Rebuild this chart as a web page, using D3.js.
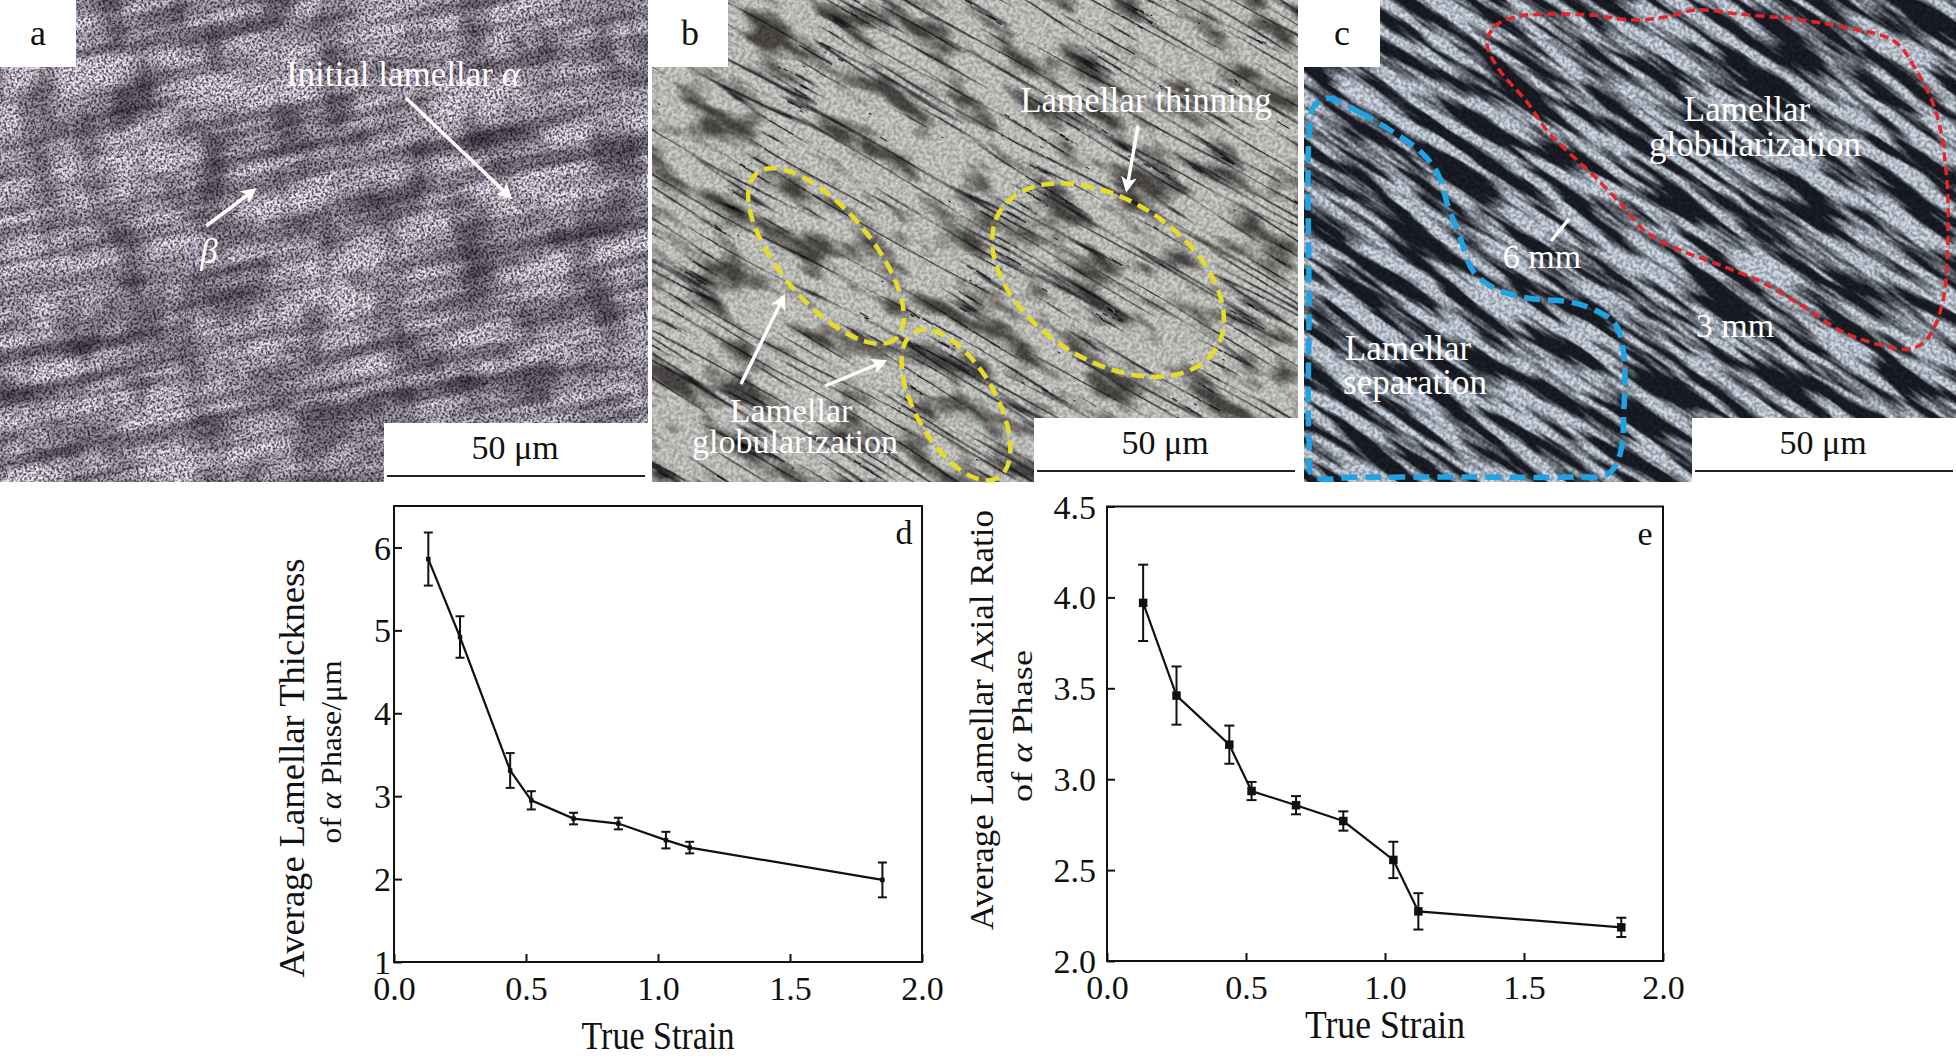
<!DOCTYPE html>
<html>
<head>
<meta charset="utf-8">
<script src="https://cdn.jsdelivr.net/npm/d3@7"></script>
<style>
  body { margin: 0; background: #fff; }
  svg { display: block; }
  text { font-family: "Liberation Serif", "Times New Roman", serif; }
</style>
</head>
<body>
<script>
// ---------- data ----------
const strain = [0.13, 0.25, 0.44, 0.52, 0.68, 0.85, 1.03, 1.12, 1.85];
const thickness = [5.86, 4.92, 3.31, 2.95, 2.73, 2.67, 2.47, 2.38, 1.99];
const thicknessErr = [0.32, 0.25, 0.21, 0.11, 0.07, 0.07, 0.10, 0.07, 0.21];
const axialRatio = [3.97, 3.46, 3.19, 2.935, 2.857, 2.77, 2.556, 2.273, 2.185];
const axialRatioErr = [0.21, 0.16, 0.105, 0.05, 0.05, 0.053, 0.10, 0.10, 0.053];

const strainTicks = [0, 0.5, 1.0, 1.5, 2.0];
const thicknessTicks = [1, 2, 3, 4, 5, 6];
const ratioTicks = [2.0, 2.5, 3.0, 3.5, 4.0, 4.5];

const W = 1956, H = 1059;

const svg = d3.select("body").append("svg")
    .attr("width", W)
    .attr("height", H);

svg.append("rect").attr("width", W).attr("height", H).attr("fill", "#fff");

const defs = svg.append("defs");

// white arrow head
defs.append("marker")
    .attr("id", "arrowW")
    .attr("viewBox", "0 0 10 10")
    .attr("refX", 7).attr("refY", 5)
    .attr("markerWidth", 4.5).attr("markerHeight", 4.5)
    .attr("orient", "auto")
    .append("path")
    .attr("d", "M0,0 L10,5 L0,10 L2.5,5 z")
    .attr("fill", "#fff");

// ---------- micrograph textures (noise filters) ----------
function noiseFilter(id, layers) {
    const f = defs.append("filter")
        .attr("id", id)
        .attr("x", 0).attr("y", 0).attr("width", 1).attr("height", 1)
        .attr("color-interpolation-filters", "sRGB");
    layers.forEach((l, i) => {
        f.append("feTurbulence")
            .attr("type", l.type)
            .attr("baseFrequency", l.freq)
            .attr("numOctaves", l.oct)
            .attr("seed", l.seed)
            .attr("result", "n" + i);
        f.append("feColorMatrix")
            .attr("in", "n" + i)
            .attr("type", "matrix")
            .attr("values", "1 0 0 0 0  1 0 0 0 0  1 0 0 0 0  0 0 0 0 1")
            .attr("result", "g" + i);
        const thr = f.append("feComponentTransfer").attr("in", "g" + i).attr("result", "t" + i);
        ["R", "G", "B"].forEach(c => thr.append("feFunc" + c)
            .attr("type", "linear").attr("slope", l.thr[0]).attr("intercept", l.thr[1]));
        const tint = f.append("feComponentTransfer").attr("in", "t" + i).attr("result", "c" + i);
        ["R", "G", "B"].forEach((c, k) => tint.append("feFunc" + c)
            .attr("type", "linear").attr("slope", l.rgb[k][0]).attr("intercept", l.rgb[k][1]));
    });
    let cur = "c0";
    for (let i = 1; i < layers.length; i++) {
        f.append("feBlend").attr("mode", "multiply")
            .attr("in", cur).attr("in2", "c" + i).attr("result", "m" + i);
        cur = "m" + i;
    }
}

noiseFilter("texA", [
    {type: "fractalNoise", freq: "0.005 0.05", oct: 3, seed: 3, thr: [2.6, -0.6],
     rgb: [[0.46, 0.5], [0.46, 0.48], [0.44, 0.54]]},
    {type: "fractalNoise", freq: "0.45", oct: 2, seed: 9, thr: [4, -1.35],
     rgb: [[0.72, 0.3], [0.72, 0.28], [0.68, 0.34]]},
    {type: "fractalNoise", freq: "0.02", oct: 3, seed: 17, thr: [3, -0.8],
     rgb: [[0.42, 0.62], [0.44, 0.6], [0.4, 0.62]]}
]);
noiseFilter("texB", [
    {type: "turbulence", freq: "0.004 0.075", oct: 2, seed: 7, thr: [8, -0.05],
     rgb: [[0.7, 0.12], [0.72, 0.12], [0.72, 0.14]]},
    {type: "fractalNoise", freq: "0.015 0.04", oct: 3, seed: 12, thr: [4, -1.05],
     rgb: [[0.62, 0.38], [0.62, 0.36], [0.6, 0.34]]},
    {type: "fractalNoise", freq: "0.3", oct: 2, seed: 4, thr: [3, -1],
     rgb: [[0.25, 0.76], [0.25, 0.76], [0.25, 0.76]]}
]);
noiseFilter("texC", [
    {type: "fractalNoise", freq: "0.01 0.08", oct: 3, seed: 21, thr: [5, -2.0],
     rgb: [[0.72, 0.11], [0.75, 0.12], [0.76, 0.16]]},
    {type: "fractalNoise", freq: "0.3", oct: 2, seed: 5, thr: [3, -1],
     rgb: [[0.35, 0.68], [0.35, 0.68], [0.35, 0.68]]}
]);

// ---------- micrograph panels ----------
const panels = [
    {key: "a", x: 0, w: 648, tex: "texA", angle: -12},
    {key: "b", x: 652, w: 646, tex: "texB", angle: 30},
    {key: "c", x: 1304, w: 652, tex: "texC", angle: 34}
];
const panelH = 482;

panels.forEach(p => {
    defs.append("clipPath").attr("id", "clip-" + p.key)
        .append("rect").attr("x", p.x).attr("y", 0).attr("width", p.w).attr("height", panelH);

    const g = svg.append("g").attr("clip-path", `url(#clip-${p.key})`);
    const cx = p.x + p.w / 2, cy = panelH / 2;
    g.append("g")
        .attr("transform", `rotate(${p.angle},${cx},${cy})`)
        .append("rect")
        .attr("x", cx - 560).attr("y", cy - 560)
        .attr("width", 1120).attr("height", 1120)
        .attr("filter", `url(#${p.tex})`);

    // panel letter box
    svg.append("rect")
        .attr("x", p.x).attr("y", 0)
        .attr("width", 76).attr("height", 67)
        .attr("fill", "#fff");
    svg.append("text")
        .attr("x", p.x + 38).attr("y", 45)
        .attr("text-anchor", "middle")
        .attr("font-size", 36)
        .attr("fill", "#111")
        .text(p.key);

    // scale bar box
    const sx = p.x + p.w - 264;
    const sTop = p.key === "a" ? 423 : 418;
    svg.append("rect")
        .attr("x", sx).attr("y", sTop)
        .attr("width", 264).attr("height", panelH - sTop)
        .attr("fill", "#fff");
    svg.append("text")
        .attr("x", sx + 131).attr("y", sTop + 36)
        .attr("text-anchor", "middle")
        .attr("font-size", 34)
        .attr("fill", "#111")
        .text("50 μm");
    svg.append("line")
        .attr("x1", sx + 3).attr("x2", sx + 261)
        .attr("y1", sTop + 53).attr("y2", sTop + 53)
        .attr("stroke", "#222").attr("stroke-width", 2);
});

// annotation helpers
function whiteText(x, y, str, size, italic) {
    return svg.append("text")
        .attr("x", x).attr("y", y)
        .attr("text-anchor", "middle")
        .attr("font-size", size || 35)
        .attr("font-style", italic ? "italic" : null)
        .attr("fill", "#fff")
        .text(str);
}
function arrow(x1, y1, x2, y2) {
    svg.append("line")
        .attr("x1", x1).attr("y1", y1).attr("x2", x2).attr("y2", y2)
        .attr("stroke", "#fff").attr("stroke-width", 3.5)
        .attr("marker-end", "url(#arrowW)");
}

// panel a
const lblA = whiteText(403, 86, "Initial lamellar ", 35);
lblA.append("tspan").attr("font-style", "italic").text("α");
arrow(406, 98, 509, 196);
whiteText(209, 263, "β", 35, true);
arrow(206, 226, 253, 191);

// panel b
whiteText(1146, 112, "Lamellar thinning", 35);
arrow(1138, 126, 1127, 188);
whiteText(791, 422, "Lamellar", 34);
whiteText(795, 453, "globularization", 34);
arrow(741, 384, 783, 298);
arrow(825, 386, 883, 362);

const ellipses = [
    {cx: 826, cy: 256, rx: 108, ry: 46, a: 50},
    {cx: 956, cy: 405, rx: 84, ry: 40, a: 60},
    {cx: 1108, cy: 280, rx: 128, ry: 80, a: 33}
];
svg.selectAll(".ell").data(ellipses).enter().append("ellipse")
    .attr("cx", 0).attr("cy", 0)
    .attr("rx", d => d.rx).attr("ry", d => d.ry)
    .attr("transform", d => `translate(${d.cx},${d.cy}) rotate(${d.a})`)
    .attr("fill", "none")
    .attr("stroke", "#e6dc2a")
    .attr("stroke-width", 4.5)
    .attr("stroke-dasharray", "13 7");

// panel c outlines
const redOutline = [[1487, 44], [1494, 27], [1515, 17], [1548, 14], [1591, 15], [1633, 20], [1666, 17],
    [1696, 10], [1738, 14], [1801, 20], [1843, 27], [1894, 41], [1915, 68], [1936, 112], [1946, 170],
    [1948, 237], [1942, 305], [1927, 339], [1910, 349], [1885, 346], [1843, 332], [1801, 305],
    [1759, 281], [1717, 264], [1675, 248], [1645, 231], [1620, 203], [1591, 173], [1565, 149],
    [1548, 132], [1527, 102], [1498, 68]];
const blueOutline = [[1325, 98], [1359, 112], [1393, 132], [1422, 153], [1439, 176], [1447, 203],
    [1460, 237], [1473, 271], [1494, 288], [1527, 298], [1570, 302], [1599, 312], [1616, 325],
    [1624, 356], [1624, 407], [1620, 454], [1608, 474], [1570, 477], [1464, 477], [1359, 477],
    [1313, 476], [1309, 441], [1309, 300], [1309, 136], [1313, 108]];

const outline = d3.line().curve(d3.curveCatmullRomClosed.alpha(0.5));
svg.append("path")
    .attr("d", outline(redOutline))
    .attr("fill", "none")
    .attr("stroke", "#e2262b")
    .attr("stroke-width", 3.5)
    .attr("stroke-dasharray", "9 5");
svg.append("path")
    .attr("d", outline(blueOutline))
    .attr("fill", "none")
    .attr("stroke", "#1fa3e2")
    .attr("stroke-width", 5.5)
    .attr("stroke-dasharray", "16 8");

whiteText(1747, 121, "Lamellar", 35);
whiteText(1755, 156, "globularization", 35);
whiteText(1408, 360, "Lamellar", 35);
whiteText(1415, 394, "separation", 35);
whiteText(1542, 268, "6 mm", 34);
whiteText(1735, 337, "3 mm", 34);
svg.append("line")
    .attr("x1", 1551).attr("y1", 241).attr("x2", 1569).attr("y2", 219)
    .attr("stroke", "#fff").attr("stroke-width", 3.5);

// ---------- line charts d and e ----------
function drawChart(cfg) {
    const x = d3.scaleLinear().domain([0, 2]).range([cfg.left, cfg.right]);
    const y = d3.scaleLinear().domain(cfg.yDomain).range([cfg.bottom, cfg.top]);
    const g = svg.append("g");

    // axes with inward ticks
    const xAxis = g.append("g")
        .attr("transform", `translate(0,${cfg.bottom})`)
        .call(d3.axisBottom(x).tickValues(strainTicks).tickSize(-8).tickSizeOuter(0)
            .tickFormat(d3.format(".1f")));
    xAxis.selectAll("text")
        .attr("y", 38).attr("dy", null)
        .attr("font-size", 34)
        .attr("font-family", "Liberation Serif, serif")
        .attr("fill", "#111");

    const yAxis = g.append("g")
        .attr("transform", `translate(${cfg.left},0)`)
        .call(d3.axisLeft(y).tickValues(cfg.yTicks).tickSize(-8).tickSizeOuter(0)
            .tickFormat(cfg.yFormat));
    yAxis.selectAll("text")
        .attr("x", -cfg.labelGap).attr("dy", "0.34em")
        .attr("font-size", 34)
        .attr("font-family", "Liberation Serif, serif")
        .attr("fill", "#111");
    g.selectAll(".tick line").attr("stroke", "#111").attr("stroke-width", 2);
    g.selectAll(".domain").remove();

    // frame
    g.append("rect")
        .attr("x", cfg.left).attr("y", cfg.top)
        .attr("width", cfg.right - cfg.left)
        .attr("height", cfg.bottom - cfg.top)
        .attr("fill", "none")
        .attr("stroke", "#111")
        .attr("stroke-width", 2);

    const pts = strain.map((s, i) => ({s, v: cfg.values[i], e: cfg.errors[i]}));

    // error bars
    const cap = cfg.cap / 2;
    pts.forEach(d => {
        const px = x(d.s);
        g.append("line")
            .attr("x1", px).attr("x2", px)
            .attr("y1", y(d.v + d.e)).attr("y2", y(d.v - d.e))
            .attr("stroke", "#111").attr("stroke-width", 2);
        [d.v + d.e, d.v - d.e].forEach(v => g.append("line")
            .attr("x1", px - cap).attr("x2", px + cap)
            .attr("y1", y(v)).attr("y2", y(v))
            .attr("stroke", "#111").attr("stroke-width", 2));
    });

    // connecting line
    const line = d3.line().x(d => x(d.s)).y(d => y(d.v));
    g.append("path")
        .datum(pts)
        .attr("d", line)
        .attr("fill", "none")
        .attr("stroke", "#111")
        .attr("stroke-width", 2.2);

    // square markers
    g.selectAll(".pt").data(pts).enter().append("rect")
        .attr("x", d => x(d.s) - cfg.marker / 2)
        .attr("y", d => y(d.v) - cfg.marker / 2)
        .attr("width", cfg.marker).attr("height", cfg.marker)
        .attr("fill", "#111");

    // panel letter
    g.append("text")
        .attr("x", cfg.right - 18).attr("y", cfg.top + 38)
        .attr("text-anchor", "middle")
        .attr("font-size", 34)
        .attr("fill", "#111")
        .text(cfg.letter);

    // x-axis title
    g.append("text")
        .attr("x", (cfg.left + cfg.right) / 2).attr("y", cfg.xTitleY)
        .attr("text-anchor", "middle")
        .attr("font-size", 39)
        .attr("textLength", cfg.xTitleLen)
        .attr("lengthAdjust", "spacingAndGlyphs")
        .attr("fill", "#111")
        .text("True Strain");

    // y-axis title, two lines
    cfg.yTitle.forEach(t => {
        const tx = g.append("text")
            .attr("transform", `translate(${t.x},${t.cy}) rotate(-90)`)
            .attr("text-anchor", "middle")
            .attr("font-size", t.size)
            .attr("textLength", t.len)
            .attr("lengthAdjust", "spacingAndGlyphs")
            .attr("fill", "#111");
        t.parts.forEach(p => tx.append("tspan")
            .attr("font-style", p.italic ? "italic" : null)
            .text(p.text));
    });
}

drawChart({
    left: 394, right: 922, top: 506, bottom: 962,
    yDomain: [1, 6.5], yTicks: thicknessTicks, yFormat: d3.format("d"),
    values: thickness, errors: thicknessErr,
    labelGap: 3, cap: 9, marker: 4.5, letter: "d",
    xTitleY: 1049, xTitleLen: 153,
    yTitle: [
        {x: 304, cy: 768, size: 35, len: 419,
         parts: [{text: "Average Lamellar Thickness"}]},
        {x: 341, cy: 752, size: 29, len: 183,
         parts: [{text: "of "}, {text: "α", italic: true}, {text: " Phase/μm"}]}
    ]
});

drawChart({
    left: 1107, right: 1663, top: 506.5, bottom: 961,
    yDomain: [2, 4.5], yTicks: ratioTicks, yFormat: d3.format(".1f"),
    values: axialRatio, errors: axialRatioErr,
    labelGap: 11, cap: 10, marker: 8.5, letter: "e",
    xTitleY: 1038, xTitleLen: 160,
    yTitle: [
        {x: 993, cy: 720, size: 34, len: 420,
         parts: [{text: "Average Lamellar Axial Ratio"}]},
        {x: 1032, cy: 726, size: 29, len: 152,
         parts: [{text: "of "}, {text: "α", italic: true}, {text: " Phase"}]}
    ]
});
</script>
</body>
</html>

┄┄┄┄┄┄

» Your objective
Return exactly what appears from the opening line of the material through the line with "0.10, 0.10, 0.053];", apart from the pictures.

» Written response
Rebuild this chart as a web page, using D3.js.
<!DOCTYPE html>
<html>
<head>
<meta charset="utf-8">
<script src="https://cdn.jsdelivr.net/npm/d3@7"></script>
<style>
  body { margin: 0; background: #fff; }
  svg { display: block; }
  text { font-family: "Liberation Serif", "Times New Roman", serif; }
</style>
</head>
<body>
<script>
// ---------- data ----------
const strain = [0.13, 0.25, 0.44, 0.52, 0.68, 0.85, 1.03, 1.12, 1.85];
const thickness = [5.86, 4.92, 3.31, 2.95, 2.73, 2.67, 2.47, 2.38, 1.99];
const thicknessErr = [0.32, 0.25, 0.21, 0.11, 0.07, 0.07, 0.10, 0.07, 0.21];
const axialRatio = [3.97, 3.46, 3.19, 2.935, 2.857, 2.77, 2.556, 2.273, 2.185];
const axialRatioErr = [0.21, 0.16, 0.105, 0.05, 0.05, 0.053, 0.10, 0.10, 0.053];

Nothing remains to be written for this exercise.